Retype the whole listing verbatim and keep the pictures out of it.

== == ==

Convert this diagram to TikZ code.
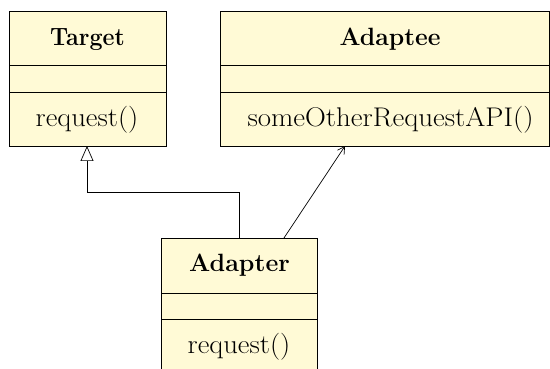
\documentclass[tikz,border=0pt]{standalone}
\usetikzlibrary{arrows.meta}
\definecolor{classfill}{RGB}{255,250,214}
\begin{document}
\begin{tikzpicture}[x=1pt,y=1pt,
  classbox/.style={draw=black, line width=0.9pt, fill=classfill, inner sep=0pt, outer sep=0pt},
  divider/.style={draw=black, line width=0.9pt},
  title/.style={font=\fontsize{25}{30}\selectfont\bfseries, anchor=base, inner sep=0pt},
  member/.style={font=\fontsize{27}{32}\selectfont, anchor=base, inner sep=0pt},
  conn/.style={draw=black, line width=0.7pt}
]
\useasboundingbox (0,0) rectangle (550,-369);
\clip (0,0) rectangle (550,-369);
% Target
\node[classbox, minimum width=157, minimum height=135] (target) at (87.5,-78.5) {};
\draw[divider] (9,-65) -- (166,-65);
\draw[divider] (9,-92) -- (166,-92);
\node[title] (ttitle) at (87.5,-45.5) {\scalebox{0.93}[1]{Target}};
\node[member] (tmeth) at (87,-126.5) {\scalebox{1.06}[1]{request()}};
% Adaptee
\node[classbox, minimum width=329, minimum height=135] (adaptee) at (384.5,-78.5) {};
\draw[divider] (220,-65) -- (549,-65);
\draw[divider] (220,-92) -- (549,-92);
\node[title] (atitle) at (390,-45.5) {\scalebox{0.99}[1]{Adaptee}};
\node[member] (ameth) at (390.5,-126.5) {\scalebox{1.07}[1]{someOtherRequestAPI()}};
% Adapter
\node[classbox, minimum width=156, minimum height=150] (adapter) at (239,-313) {};
\draw[divider] (161,-293) -- (317,-293);
\draw[divider] (161,-319) -- (317,-319);
\node[title] (adtitle) at (239.5,-271.5) {\scalebox{1.0}[1]{Adapter}};
\node[member] (admeth) at (239,-353) {\scalebox{1.06}[1]{request()}};
% connectors
\coordinate (gbend1) at (239,-192);
\coordinate (gbend2) at (87,-192);
\draw[conn, -{Triangle[open, width=13pt, length=15pt]}] (adapter.north) -- (gbend1) -- (gbend2) -- (target.south -| gbend2);
\coordinate (asrc) at (284,-238);
\coordinate (adst) at (345,-146);
\draw[conn, -{Straight Barb[length=7pt, width=8pt]}] (asrc) -- (adst);
\end{tikzpicture}
\end{document}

== == ==

▶ Task result
Convert this diagram to TikZ code.
\documentclass[tikz,border=0pt]{standalone}
\usetikzlibrary{arrows.meta}
\definecolor{classfill}{RGB}{255,250,214}
\begin{document}
\begin{tikzpicture}[x=1pt,y=1pt,
  classbox/.style={draw=black, line width=0.9pt, fill=classfill, inner sep=0pt, outer sep=0pt},
  divider/.style={draw=black, line width=0.9pt},
  title/.style={font=\fontsize{25}{30}\selectfont\bfseries, anchor=base, inner sep=0pt},
  member/.style={font=\fontsize{27}{32}\selectfont, anchor=base, inner sep=0pt},
  conn/.style={draw=black, line width=0.7pt}
]
\useasboundingbox (0,0) rectangle (550,-369);
\clip (0,0) rectangle (550,-369);
% Target
\node[classbox, minimum width=157, minimum height=135] (target) at (87.5,-78.5) {};
\draw[divider] (9,-65) -- (166,-65);
\draw[divider] (9,-92) -- (166,-92);
\node[title] (ttitle) at (87.5,-45.5) {\scalebox{0.93}[1]{Target}};
\node[member] (tmeth) at (87,-126.5) {\scalebox{1.06}[1]{request()}};
% Adaptee
\node[classbox, minimum width=329, minimum height=135] (adaptee) at (384.5,-78.5) {};
\draw[divider] (220,-65) -- (549,-65);
\draw[divider] (220,-92) -- (549,-92);
\node[title] (atitle) at (390,-45.5) {\scalebox{0.99}[1]{Adaptee}};
\node[member] (ameth) at (390.5,-126.5) {\scalebox{1.07}[1]{someOtherRequestAPI()}};
% Adapter
\node[classbox, minimum width=156, minimum height=150] (adapter) at (239,-313) {};
\draw[divider] (161,-293) -- (317,-293);
\draw[divider] (161,-319) -- (317,-319);
\node[title] (adtitle) at (239.5,-271.5) {\scalebox{1.0}[1]{Adapter}};
\node[member] (admeth) at (239,-353) {\scalebox{1.06}[1]{request()}};
% connectors
\coordinate (gbend1) at (239,-192);
\coordinate (gbend2) at (87,-192);
\draw[conn, -{Triangle[open, width=13pt, length=15pt]}] (adapter.north) -- (gbend1) -- (gbend2) -- (target.south -| gbend2);
\coordinate (asrc) at (284,-238);
\coordinate (adst) at (345,-146);
\draw[conn, -{Straight Barb[length=7pt, width=8pt]}] (asrc) -- (adst);
\end{tikzpicture}
\end{document}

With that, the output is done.